Wednesday, December 25, 2013

Responsible procreation, optimal child-rearing

I read through the actual ruling that district court Judge Shelby wrote to strike down Utah's Amendment 3 which banned same-sex marriage. Various commenters in various blogs had said how thoroughly this ruling undercuts our opponent's arguments and supports marriage equality. Here is my summary (much shorter than 53 pages) of his reasoning.

The ban violates due process rights, an individual has fundamental rights free from unreasonable interference from the state. While the state may regulate marriage (the "incidents, benefits, and obligations of marriage") it can only do so in a way that does not conflict with the US Constitution.

The 14th Amendment says the Bill of Rights applies to states.

Fundamental rights "may not be submitted to vote; they depend on the outcome of no elections." (So why are we being subjected to votes on marriage equality?)

There are several cases in which the Supremes declare that marriage is a fundamental right, including Loving v. Virginia that struck down laws that banned mixed-race marriages.

Utah claimed that a gay person is still at liberty to marry a person of the opposite sex. The court replied, "But this purported liberty is an illusion. … If marriages were planned and arranged by the State, for example, these marriages would violate a person’s right to marry because such arrangements would infringe an individual’s rights to privacy, dignity, and intimate association." In addition, "The State accepts without contest the Plaintiffs’ testimony that they cannot develop the type of intimate bond necessary to sustain a marriage with a person of the opposite sex." And, "The Plaintiffs’ testimony supports their assertions that their sexual orientation is an inherent characteristic of their identities." Finally, "Given these undisputed facts, it is clear that if the Plaintiffs are not allowed to marry a partner of the same sex, the Plaintiffs will be forced to remain unmarried.

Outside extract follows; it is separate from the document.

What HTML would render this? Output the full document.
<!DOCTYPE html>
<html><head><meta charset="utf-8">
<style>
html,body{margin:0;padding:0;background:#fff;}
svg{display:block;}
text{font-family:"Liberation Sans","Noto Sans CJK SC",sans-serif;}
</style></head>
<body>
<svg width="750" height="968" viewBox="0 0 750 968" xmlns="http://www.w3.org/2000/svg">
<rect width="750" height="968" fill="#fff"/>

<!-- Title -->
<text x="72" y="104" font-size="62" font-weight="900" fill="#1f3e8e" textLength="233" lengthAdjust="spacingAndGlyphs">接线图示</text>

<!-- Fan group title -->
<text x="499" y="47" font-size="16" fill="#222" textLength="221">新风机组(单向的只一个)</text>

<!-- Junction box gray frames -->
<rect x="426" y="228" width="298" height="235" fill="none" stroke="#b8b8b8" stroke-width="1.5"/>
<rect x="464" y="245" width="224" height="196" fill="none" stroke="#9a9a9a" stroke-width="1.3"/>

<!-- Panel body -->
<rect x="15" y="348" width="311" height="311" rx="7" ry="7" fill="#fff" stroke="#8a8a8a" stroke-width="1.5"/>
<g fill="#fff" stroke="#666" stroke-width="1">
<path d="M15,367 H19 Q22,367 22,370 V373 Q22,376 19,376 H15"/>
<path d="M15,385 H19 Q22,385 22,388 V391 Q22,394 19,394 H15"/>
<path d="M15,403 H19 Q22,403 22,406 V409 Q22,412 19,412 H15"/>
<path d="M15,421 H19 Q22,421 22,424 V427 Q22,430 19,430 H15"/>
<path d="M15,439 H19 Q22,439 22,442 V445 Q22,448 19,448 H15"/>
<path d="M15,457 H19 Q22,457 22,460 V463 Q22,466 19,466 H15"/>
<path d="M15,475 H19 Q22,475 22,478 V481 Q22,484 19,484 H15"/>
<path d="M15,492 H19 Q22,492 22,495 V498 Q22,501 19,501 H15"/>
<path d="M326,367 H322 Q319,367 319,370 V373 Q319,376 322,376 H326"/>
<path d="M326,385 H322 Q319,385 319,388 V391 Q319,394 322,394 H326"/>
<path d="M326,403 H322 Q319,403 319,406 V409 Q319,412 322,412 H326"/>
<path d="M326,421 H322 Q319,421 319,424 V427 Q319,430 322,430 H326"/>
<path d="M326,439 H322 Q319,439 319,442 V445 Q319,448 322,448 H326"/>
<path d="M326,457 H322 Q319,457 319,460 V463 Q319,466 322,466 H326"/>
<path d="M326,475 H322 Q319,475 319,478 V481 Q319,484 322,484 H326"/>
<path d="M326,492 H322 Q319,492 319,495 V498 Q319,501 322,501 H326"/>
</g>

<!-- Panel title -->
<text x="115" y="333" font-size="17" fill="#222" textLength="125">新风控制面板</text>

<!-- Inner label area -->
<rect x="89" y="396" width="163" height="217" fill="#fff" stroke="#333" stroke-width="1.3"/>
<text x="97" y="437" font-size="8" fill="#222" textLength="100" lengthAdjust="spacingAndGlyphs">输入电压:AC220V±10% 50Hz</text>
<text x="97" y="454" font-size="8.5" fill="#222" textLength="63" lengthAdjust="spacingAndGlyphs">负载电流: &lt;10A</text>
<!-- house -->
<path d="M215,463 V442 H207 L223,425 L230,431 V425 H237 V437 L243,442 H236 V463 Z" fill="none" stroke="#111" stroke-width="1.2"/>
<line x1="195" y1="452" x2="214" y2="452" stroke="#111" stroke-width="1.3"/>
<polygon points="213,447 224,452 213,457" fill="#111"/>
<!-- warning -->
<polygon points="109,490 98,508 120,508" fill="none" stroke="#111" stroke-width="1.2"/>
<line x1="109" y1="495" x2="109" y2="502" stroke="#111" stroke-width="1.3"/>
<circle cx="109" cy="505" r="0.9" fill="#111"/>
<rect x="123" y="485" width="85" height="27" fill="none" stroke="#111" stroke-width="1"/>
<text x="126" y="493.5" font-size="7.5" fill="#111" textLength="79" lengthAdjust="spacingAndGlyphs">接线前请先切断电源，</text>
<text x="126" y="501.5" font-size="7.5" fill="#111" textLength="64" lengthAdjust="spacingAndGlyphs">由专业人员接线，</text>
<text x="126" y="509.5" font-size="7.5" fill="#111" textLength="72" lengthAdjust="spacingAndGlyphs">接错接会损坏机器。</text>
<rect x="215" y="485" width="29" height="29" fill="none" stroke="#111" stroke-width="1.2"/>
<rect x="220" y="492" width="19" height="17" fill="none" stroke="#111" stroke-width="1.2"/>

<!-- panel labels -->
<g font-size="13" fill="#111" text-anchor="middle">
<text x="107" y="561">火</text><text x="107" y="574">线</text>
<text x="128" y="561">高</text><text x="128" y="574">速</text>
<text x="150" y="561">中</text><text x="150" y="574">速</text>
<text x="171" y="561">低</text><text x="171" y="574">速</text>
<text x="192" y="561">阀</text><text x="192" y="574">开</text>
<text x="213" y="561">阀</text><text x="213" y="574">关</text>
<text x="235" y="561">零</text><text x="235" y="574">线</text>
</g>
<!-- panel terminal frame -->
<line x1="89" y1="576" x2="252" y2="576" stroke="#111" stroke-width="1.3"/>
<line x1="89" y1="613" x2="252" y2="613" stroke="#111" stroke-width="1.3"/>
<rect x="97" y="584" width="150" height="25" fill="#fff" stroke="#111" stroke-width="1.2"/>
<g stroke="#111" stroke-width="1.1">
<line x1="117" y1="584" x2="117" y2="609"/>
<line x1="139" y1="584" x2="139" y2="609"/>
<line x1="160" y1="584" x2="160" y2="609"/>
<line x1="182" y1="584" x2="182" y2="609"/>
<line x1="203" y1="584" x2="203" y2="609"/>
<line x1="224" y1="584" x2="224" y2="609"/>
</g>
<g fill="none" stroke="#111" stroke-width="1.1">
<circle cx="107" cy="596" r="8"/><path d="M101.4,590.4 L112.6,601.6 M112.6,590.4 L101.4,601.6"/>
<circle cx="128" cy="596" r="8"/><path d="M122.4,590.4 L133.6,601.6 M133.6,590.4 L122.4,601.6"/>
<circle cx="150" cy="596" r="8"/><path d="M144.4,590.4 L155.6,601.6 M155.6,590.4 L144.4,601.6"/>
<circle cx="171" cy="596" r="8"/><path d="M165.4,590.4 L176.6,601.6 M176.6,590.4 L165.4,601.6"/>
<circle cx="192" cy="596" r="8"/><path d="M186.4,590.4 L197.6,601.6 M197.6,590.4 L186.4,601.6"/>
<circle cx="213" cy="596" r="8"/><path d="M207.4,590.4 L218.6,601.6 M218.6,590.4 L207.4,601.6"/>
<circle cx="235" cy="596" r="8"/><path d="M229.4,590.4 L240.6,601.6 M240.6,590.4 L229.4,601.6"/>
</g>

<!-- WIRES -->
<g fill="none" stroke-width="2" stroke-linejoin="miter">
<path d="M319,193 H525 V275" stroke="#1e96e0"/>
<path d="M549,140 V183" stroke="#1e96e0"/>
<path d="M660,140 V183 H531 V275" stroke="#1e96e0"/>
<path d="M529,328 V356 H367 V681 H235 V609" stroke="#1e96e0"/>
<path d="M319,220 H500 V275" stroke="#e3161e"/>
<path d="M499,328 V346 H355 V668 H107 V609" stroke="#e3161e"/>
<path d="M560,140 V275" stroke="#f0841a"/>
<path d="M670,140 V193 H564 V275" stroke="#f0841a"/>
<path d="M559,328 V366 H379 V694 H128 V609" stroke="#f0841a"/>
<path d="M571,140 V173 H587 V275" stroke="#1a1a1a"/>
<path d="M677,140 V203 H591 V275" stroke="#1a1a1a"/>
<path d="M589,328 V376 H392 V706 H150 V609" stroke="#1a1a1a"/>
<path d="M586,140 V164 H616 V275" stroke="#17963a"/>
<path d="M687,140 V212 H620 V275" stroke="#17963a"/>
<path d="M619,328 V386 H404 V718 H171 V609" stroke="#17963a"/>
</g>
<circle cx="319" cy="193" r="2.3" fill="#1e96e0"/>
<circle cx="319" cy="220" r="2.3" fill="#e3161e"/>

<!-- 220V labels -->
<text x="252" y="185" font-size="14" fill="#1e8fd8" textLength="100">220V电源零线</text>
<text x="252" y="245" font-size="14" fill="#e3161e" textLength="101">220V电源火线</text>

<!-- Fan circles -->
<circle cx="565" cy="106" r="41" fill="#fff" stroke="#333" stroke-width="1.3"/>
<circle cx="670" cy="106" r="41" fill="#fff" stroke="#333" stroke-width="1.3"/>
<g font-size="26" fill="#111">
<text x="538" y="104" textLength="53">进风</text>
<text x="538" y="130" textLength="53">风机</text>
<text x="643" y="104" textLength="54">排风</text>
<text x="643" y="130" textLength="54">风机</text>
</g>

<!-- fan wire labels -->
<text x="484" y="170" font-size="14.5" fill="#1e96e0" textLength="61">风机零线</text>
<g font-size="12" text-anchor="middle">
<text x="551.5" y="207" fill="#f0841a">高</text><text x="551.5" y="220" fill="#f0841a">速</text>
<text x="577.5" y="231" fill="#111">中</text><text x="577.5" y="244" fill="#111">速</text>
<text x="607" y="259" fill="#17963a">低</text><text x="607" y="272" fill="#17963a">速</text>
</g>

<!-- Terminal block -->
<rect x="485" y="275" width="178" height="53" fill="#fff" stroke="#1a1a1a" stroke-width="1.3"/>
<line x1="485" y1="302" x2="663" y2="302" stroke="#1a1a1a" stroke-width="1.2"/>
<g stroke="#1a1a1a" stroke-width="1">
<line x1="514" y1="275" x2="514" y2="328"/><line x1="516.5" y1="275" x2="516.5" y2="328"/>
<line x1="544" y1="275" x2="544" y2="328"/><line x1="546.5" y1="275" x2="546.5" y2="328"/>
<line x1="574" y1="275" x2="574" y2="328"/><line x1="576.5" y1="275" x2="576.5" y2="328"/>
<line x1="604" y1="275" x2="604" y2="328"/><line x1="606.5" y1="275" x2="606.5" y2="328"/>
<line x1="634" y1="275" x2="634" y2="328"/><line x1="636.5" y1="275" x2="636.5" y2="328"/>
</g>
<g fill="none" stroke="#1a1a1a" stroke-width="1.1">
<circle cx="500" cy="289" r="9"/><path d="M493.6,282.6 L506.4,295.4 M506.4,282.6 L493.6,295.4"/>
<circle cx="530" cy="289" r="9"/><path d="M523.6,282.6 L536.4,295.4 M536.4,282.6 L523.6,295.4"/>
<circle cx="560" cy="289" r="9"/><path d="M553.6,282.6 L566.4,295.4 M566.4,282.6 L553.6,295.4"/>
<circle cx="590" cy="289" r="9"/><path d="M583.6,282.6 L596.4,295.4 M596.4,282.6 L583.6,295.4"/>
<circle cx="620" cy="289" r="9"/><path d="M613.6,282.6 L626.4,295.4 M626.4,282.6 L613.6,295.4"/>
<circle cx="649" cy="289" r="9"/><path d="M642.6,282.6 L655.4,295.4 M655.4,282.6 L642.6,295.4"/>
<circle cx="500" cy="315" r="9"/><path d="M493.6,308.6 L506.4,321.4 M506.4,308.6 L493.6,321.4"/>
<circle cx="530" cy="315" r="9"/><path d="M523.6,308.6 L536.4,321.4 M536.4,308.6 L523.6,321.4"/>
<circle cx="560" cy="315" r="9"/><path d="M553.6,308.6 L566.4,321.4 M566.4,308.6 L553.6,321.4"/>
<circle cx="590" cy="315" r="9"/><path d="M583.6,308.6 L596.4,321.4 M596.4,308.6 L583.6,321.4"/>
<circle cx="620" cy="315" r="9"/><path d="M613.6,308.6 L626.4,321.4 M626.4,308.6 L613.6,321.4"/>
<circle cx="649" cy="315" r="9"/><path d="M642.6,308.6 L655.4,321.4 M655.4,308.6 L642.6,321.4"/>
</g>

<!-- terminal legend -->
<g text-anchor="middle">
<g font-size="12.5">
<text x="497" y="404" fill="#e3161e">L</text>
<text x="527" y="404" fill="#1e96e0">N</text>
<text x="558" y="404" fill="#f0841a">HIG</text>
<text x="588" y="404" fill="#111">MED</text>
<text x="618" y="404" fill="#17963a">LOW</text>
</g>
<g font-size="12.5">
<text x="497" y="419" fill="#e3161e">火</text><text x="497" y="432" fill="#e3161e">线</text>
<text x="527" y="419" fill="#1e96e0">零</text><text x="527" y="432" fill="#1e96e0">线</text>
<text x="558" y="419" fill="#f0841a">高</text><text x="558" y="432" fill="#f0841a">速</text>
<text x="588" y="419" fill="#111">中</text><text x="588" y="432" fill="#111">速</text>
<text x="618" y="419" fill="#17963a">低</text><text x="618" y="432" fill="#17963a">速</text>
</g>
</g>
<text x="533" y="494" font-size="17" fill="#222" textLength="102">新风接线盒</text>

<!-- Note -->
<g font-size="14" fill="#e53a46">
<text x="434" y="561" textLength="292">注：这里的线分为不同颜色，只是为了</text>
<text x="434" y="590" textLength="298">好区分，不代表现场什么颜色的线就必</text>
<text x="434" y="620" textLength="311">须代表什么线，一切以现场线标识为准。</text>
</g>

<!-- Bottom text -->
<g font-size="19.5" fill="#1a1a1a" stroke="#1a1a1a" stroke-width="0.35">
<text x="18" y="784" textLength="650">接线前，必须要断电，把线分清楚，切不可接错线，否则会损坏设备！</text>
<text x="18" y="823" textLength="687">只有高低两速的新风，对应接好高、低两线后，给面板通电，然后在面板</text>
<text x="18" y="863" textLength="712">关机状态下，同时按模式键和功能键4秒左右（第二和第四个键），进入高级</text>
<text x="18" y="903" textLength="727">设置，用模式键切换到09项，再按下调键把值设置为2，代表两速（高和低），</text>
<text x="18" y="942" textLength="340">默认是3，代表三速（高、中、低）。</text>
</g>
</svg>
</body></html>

The effect of Amendment 3 is therefore that it denies gay and lesbian citizens of Utah the ability to exercise one of their constitutionally protected rights."

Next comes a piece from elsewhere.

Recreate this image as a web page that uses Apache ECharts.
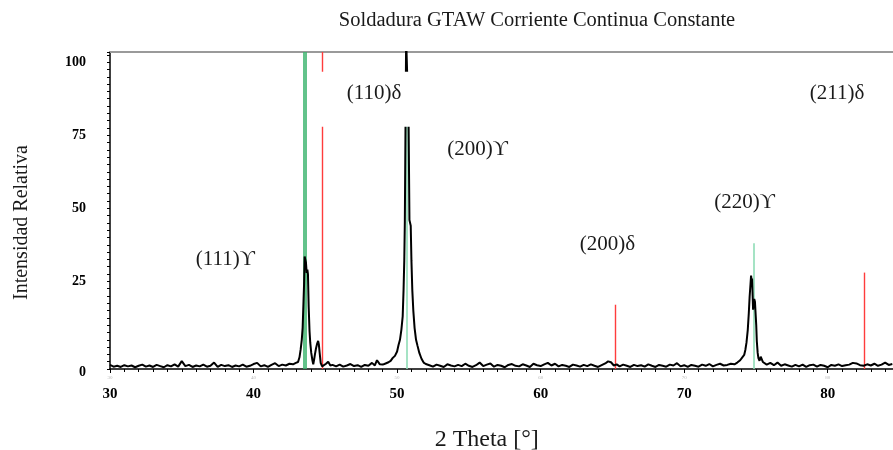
<!DOCTYPE html>
<html>
<head>
<meta charset="utf-8">
<script src="https://cdn.jsdelivr.net/npm/echarts@6/dist/echarts.min.js"></script>
<style>
  html, body { margin: 0; padding: 0; background: #fff; }
  #chart { width: 893px; height: 450px; }
</style>
</head>
<body>
<div id="chart"></div>
<script>
// difractograma: [2theta, intensidad relativa]
var scanLow = [[30.0,-3.6],[30.25,-4.2],[30.5,-3.9],[30.75,-4.3],[31.0,-3.7],[31.25,-4.1],[31.5,-3.8],[31.75,-4.4],[32.0,-3.9],[32.25,-3.5],[32.5,-4.2],[32.75,-3.8],[33.0,-4.3],[33.25,-3.6],[33.5,-4.0],[33.75,-4.4],[34.0,-3.7],[34.25,-4.1],[34.5,-3.4],[34.75,-4.2],[35.0,-2.3],[35.25,-4.0],[35.5,-3.6],[35.75,-4.3],[36.0,-3.8],[36.25,-4.1],[36.5,-3.5],[36.75,-4.2],[37.0,-3.9],[37.25,-2.8],[37.5,-4.3],[37.75,-3.6],[38.0,-4.0],[38.25,-3.7],[38.5,-4.3],[38.75,-3.8],[39.0,-4.1],[39.25,-3.5],[39.5,-4.2],[39.75,-3.9],[40.0,-3.3],[40.25,-2.9],[40.5,-4.1],[40.75,-3.7],[41.0,-4.3],[41.25,-3.6],[41.5,-3.0],[41.75,-4.0],[42.0,-3.5],[42.25,-3.8],[42.5,-3.2],[42.75,-3.4]];
var peak111 = [[42.95,-2.9],[43.1,-2.6],[43.2,-1.0],[43.28,1.6],[43.36,5],[43.42,9.1],[43.48,18],[43.52,24],[43.56,33.5],[43.61,33],[43.65,31.5],[43.7,27.9],[43.75,29],[43.79,27.5],[43.84,16.4],[43.9,8],[43.95,4],[44.02,0.5],[44.1,-2.0],[44.16,-3.4],[44.22,-1.8],[44.28,0.1],[44.35,2.0],[44.42,3.5],[44.5,4.6],[44.55,3.4],[44.6,0.8],[44.68,-3.0],[44.78,-4.1],[44.9,-3.6],[45.05,-3.2],[45.2,-2.5],[45.35,-3.8]];
var scanMid1 = [[45.5,-3.6],[45.75,-4.1],[46.0,-3.5],[46.25,-4.2],[46.5,-3.8],[46.75,-3.3],[47.0,-4.0],[47.25,-3.7],[47.5,-4.3],[47.75,-3.6],[48.0,-3.9],[48.25,-2.9],[48.45,-3.8],[48.6,-2.0],[48.8,-3.4]];
var peak200 = [[49.0,-3.5],[49.2,-3.1],[49.4,-2.7],[49.55,-2.2],[49.7,-1.2],[49.85,-0.5],[50.0,1.0],[50.1,3.2],[50.2,5],[50.3,8.5],[50.39,13],[50.45,22],[50.5,32],[50.54,45.5],[50.6,46],[50.63,108],[50.76,108],[50.8,80],[50.86,46],[50.95,44],[51.0,32],[51.06,22],[51.13,15],[51.22,9],[51.32,5],[51.42,3],[51.55,0.5],[51.7,-1.5],[51.85,-2.8],[52.0,-3.3]];
var scanMid2 = [[52.25,-3.7],[52.5,-4.2],[52.75,-3.5],[53.0,-3.9],[53.25,-4.3],[53.5,-3.4],[53.75,-3.8],[54.0,-4.1],[54.25,-3.6],[54.5,-4.0],[54.75,-3.2],[55.0,-3.9],[55.25,-4.3],[55.5,-3.7],[55.75,-2.8],[56.0,-4.0],[56.25,-3.5],[56.5,-3.1],[56.75,-4.2],[57.0,-3.6],[57.25,-3.9],[57.5,-4.4],[57.75,-3.6],[58.0,-3.3],[58.25,-3.9],[58.5,-4.1],[58.75,-3.4],[59.0,-3.8],[59.25,-4.3],[59.5,-3.2],[59.75,-3.7],[60.0,-4.0],[60.25,-3.4],[60.5,-2.9],[60.75,-3.8],[61.0,-3.2],[61.25,-4.1],[61.5,-3.6],[61.75,-3.9],[62.0,-4.3],[62.25,-3.5],[62.5,-3.8],[62.75,-4.2],[63.0,-3.6],[63.25,-4.0],[63.5,-3.4],[63.75,-3.9],[64.0,-4.3],[64.25,-3.7],[64.5,-3.1],[64.7,-2.4],[64.9,-2.7],[65.1,-3.8],[65.3,-3.4],[65.5,-4.1],[65.75,-3.5],[66.0,-3.9],[66.25,-4.3],[66.5,-3.6],[66.75,-4.0],[67.0,-3.7],[67.25,-4.2],[67.5,-3.4],[67.75,-3.9],[68.0,-4.3],[68.25,-3.6],[68.5,-3.9],[68.75,-4.2],[69.0,-3.5],[69.25,-3.8],[69.5,-3.0],[69.75,-4.1],[70.0,-3.7],[70.25,-4.3],[70.5,-3.6],[70.75,-3.9],[71.0,-4.2],[71.25,-3.5],[71.5,-3.9],[71.75,-3.3],[72.0,-4.1],[72.25,-3.6],[72.5,-3.2],[72.75,-3.8]];
var peak220 = [[73.0,-3.6],[73.25,-3.2],[73.5,-3.4],[73.7,-2.8],[73.9,-2.0],[74.05,-1.0],[74.18,-0.2],[74.26,1.5],[74.34,4],[74.43,8.4],[74.5,14],[74.56,19.8],[74.62,24],[74.66,27],[74.7,25],[74.73,26],[74.77,20],[74.8,15.3],[74.84,17],[74.88,19],[74.93,18],[74.98,17.4],[75.02,10],[75.06,4.5],[75.12,0.5],[75.17,-1.3],[75.25,-2.2],[75.33,-0.8],[75.4,-1.0],[75.48,-2.6],[75.6,-3.2]];
var scanHigh = [[75.75,-3.5],[76.0,-2.9],[76.25,-3.7],[76.5,-2.8],[76.75,-3.9],[77.0,-3.4],[77.25,-3.8],[77.5,-4.2],[77.75,-3.6],[78.0,-4.1],[78.25,-3.5],[78.5,-4.3],[78.75,-3.7],[79.0,-3.5],[79.25,-4.2],[79.5,-3.6],[79.75,-3.9],[80.0,-4.4],[80.25,-3.6],[80.5,-3.9],[80.75,-3.4],[81.0,-4.0],[81.25,-3.7],[81.5,-3.5],[81.75,-2.9],[82.0,-3.1],[82.25,-3.7],[82.5,-3.9],[82.75,-3.4],[83.0,-3.8],[83.25,-3.2],[83.5,-3.9],[83.75,-3.5],[84.0,-2.8],[84.25,-3.6],[84.5,-3.3]];

// lineas de referencia (austenita verde, ferrita roja)
var gammaPos = [43.47, 43.61, 50.66, 74.84];
var gammaInt = [103.5, 103.5, 85, 38];
var gammaCol = ['#3cb46e', '#3cb46e', '#8fdcb6', '#8fdcb6'];
var deltaPos = [44.76, 65.2, 82.55];
var deltaInt = [103.5, 17, 28];

// etiquetas de planos
var planoTxt = ['(111)ϒ', '(110)δ', '(200)ϒ', '(200)δ', '(220)ϒ', '(211)δ'];
var planoX = [38.04, 48.39, 55.6, 64.66, 74.2, 80.65];
var planoY = [32.4, 89.3, 70.3, 37.5, 52.0, 89.4];

// caja blanca del cuadro de texto (110) que tapa las lineas
var cajaX = [47.71];
var cajaY = [87.3];

var yLabels = [0, 25, 50, 75, 100];

var serif = '"Liberation Serif", "DejaVu Serif", "Times New Roman", serif';
var scan = [].concat(scanLow, peak111, scanMid1, peak200, scanMid2, peak220, scanHigh);

var refLines = [];
gammaPos.forEach(function (p, i) {
  refLines.push([{coord: [p, -5], lineStyle: {color: gammaCol[i], width: 1.6, type: 'solid'}}, {coord: [p, gammaInt[i]]}]);
});
deltaPos.forEach(function (p, i) {
  refLines.push([{coord: [p, -5], lineStyle: {color: '#ff3c3c', width: 1.4, type: 'solid'}}, {coord: [p, deltaInt[i]]}]);
});

var planos = planoTxt.map(function (t, i) {
  return {value: [planoX[i], planoY[i]], name: t};
});
var cajas = cajaX.map(function (x, i) { return [x, cajaY[i]]; });

var chart = echarts.init(document.getElementById('chart'), null, {renderer: 'canvas'});
chart.setOption({
  animation: false,
  backgroundColor: '#fff',
  title: {
    text: 'Soldadura GTAW Corriente Continua Constante',
    left: 532, top: 5, textAlign: 'center',
    textStyle: {fontFamily: serif, fontSize: 20.5, fontWeight: 'normal', color: '#1a1a1a'}
  },
  grid: {left: 110, width: 789.5, top: 52, bottom: 81, outerBoundsMode: 'none', containLabel: false},
  xAxis: [{
    type: 'value', min: 30, max: 85, interval: 10,
    name: '2 Theta [°]', nameLocation: 'middle', nameGap: 59,
    nameTextStyle: {fontFamily: serif, fontSize: 24, color: '#1a1a1a', padding: [0, 36, 0, 0]},
    axisLine: {onZero: false, lineStyle: {color: '#000', width: 1.5}},
    axisTick: {length: 4, lineStyle: {color: '#000'}},
    minorTick: {show: true, splitNumber: 10, length: 3, lineStyle: {color: '#000'}},
    splitLine: {show: false},
    axisLabel: {
      margin: 5,
      formatter: function (v) { return v % 10 === 0 ? '{s|' + v + '}\n{b|' + v + '}' : ''; },
      rich: {
        s: {fontSize: 5, color: '#b8b8b8', lineHeight: 8, fontFamily: serif},
        b: {fontSize: 15, fontWeight: 'bold', color: '#000', lineHeight: 24, fontFamily: serif}
      }
    }
  }, {
    type: 'value', position: 'top', min: 30, max: 85,
    axisLine: {show: true, onZero: false, lineStyle: {color: '#9a9a9a', width: 2}},
    axisTick: {show: false}, axisLabel: {show: false}, splitLine: {show: false}
  }],
  yAxis: {
    type: 'value', min: -5, max: 103.5, interval: 2.5,
    name: 'Intensidad Relativa', nameLocation: 'middle', nameGap: 78,
    nameTextStyle: {fontFamily: serif, fontSize: 20, color: '#1a1a1a', padding: [0, 24, 0, 0]},
    axisLine: {show: true, onZero: false, lineStyle: {color: '#000', width: 1.5}},
    axisTick: {length: 3, lineStyle: {color: '#000'}},
    splitLine: {show: false},
    axisLabel: {
      customValues: yLabels, margin: 24,
      fontFamily: serif, fontSize: 14, fontWeight: 'bold', color: '#000',
      formatter: function (v) { return v === 0 ? '{z|0}' : String(v); },
      rich: {z: {fontFamily: serif, fontSize: 14, fontWeight: 'bold', color: '#000', padding: [36, 0, 0, 0]}}
    }
  },
  series: [{
    type: 'line', data: [], z: 1, silent: true,
    markLine: {z: 1, silent: true, symbol: 'none', label: {show: false}, animation: false,
      lineStyle: {type: 'solid'}, emphasis: {disabled: true}, data: refLines}
  }, {
    type: 'line', data: scan, z: 3, symbol: 'none', silent: true,
    lineStyle: {color: '#000', width: 2}
  }, {
    type: 'scatter', data: cajas, z: 6, symbolSize: 0, silent: true,
    itemStyle: {opacity: 1},
    label: {
      show: true, position: 'inside', formatter: ' ', opacity: 1,
      width: 98, height: 55, backgroundColor: '#fff'
    }
  }, {
    type: 'scatter', data: planos, z: 7, symbolSize: 0, silent: true,
    itemStyle: {opacity: 1},
    label: {
      show: true, position: 'inside', formatter: '{b}', opacity: 1,
      fontFamily: serif, fontSize: 21, color: '#1a1a1a', backgroundColor: '#fff'
    }
  }]
});
</script>
</body>
</html>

Utah claimed that same-sex couples are not qualified to marry because they cannot procreate. The reply: "The court does not find the State’s argument compelling because, however persuasive the ability to procreate might be in the context of a particular religious perspective, it is not a defining characteristic of conjugal relationships from a legal and constitutional point of view." In addition that claim demeans gay couples, post-menopausal women, an infertile men. And gay couples are just as good at taking care of children as are grandparents. Besides that, marriage is more than procreation, it was "an expression of emotional support and public commitment, it was spiritually significant, and it provided access to important legal and government benefits." All that applies to straight and gay couples alike.

Utah claimed that same-sex couples are seeking a new right. The reply: If it is a new right, there are new protections and benefits available to all. But straight people are as likely to enter into a same-sex marriage as gay people are in entering into an opposite-sex marriage. So both are manifestations of the same right.

Utah claimed that tradition and history are sufficient reasons to deny a fundamental right. The reply: Our understanding changes with time and our laws must change too. The example given is Lawrence v. Texas which struck down criminalization of gay sex. "Here, it is not the Constitution that has changed, but the knowledge of what it means to be gay or lesbian. The court cannot ignore the fact that the Plaintiffs are able to develop a committed, intimate relationship with a person of the same sex but not with a person of the opposite sex."

Utah argued that there are proper government interests in responsible procreation and optimal child-rearing and that these goals would not be furthered if same-sex couples could marry. The reply: The first part of that statement is true -- the gov't does have an interest in responsible procreation and optimal child-rearing. But it "defies reason to conclude that allowing same-sex couples to marry will diminish the example that married opposite-sex couples set for their unmarried counterparts. … Because Amendment 3 does not currently permit same-sex couples to engage in sexual activity within a marriage, the State reinforces a norm that sexual activity may take place outside the marriage relationship." As for optimal child rearing, "Similarly, the State has presented no evidence that opposite-sex couples will base their decisions about having children on the ability of same-sex couples to marry." The ban humiliates thousands of children already being raised by same-sex couples, makes it difficult for these kids to understand their family, denies their family state and federal benefits, and injures gay youth who see the state does not believe they can create a family.

Utah says we should proceed with caution in such a sensitive case. The reply: The state could make that claim with any case, which would make the court toothless. In addition, the fourteen other states with same-sex marriage show the state's fears are groundless.

Utah says there is an interest in preserving the traditional definition of marriage. The reply: "But tradition alone cannot form a rational basis for a law." In addition, the traditional definition of marriage has already changed. A dissenting Justice Scalia noted, "‘preserving the traditional institution of marriage’ is just a kinder way of describing the State’s moral disapproval of same-sex couples."

Churches still have the religious freedom to define their own traditions of marriage -- including now permitting it.

Though the state can't rationally explain how it is harmed by having same-sex couples marry, there is indeed harm done to same-sex couples when they cannot marry. The Supreme decision that struck down parts of DOMA was very clear about that.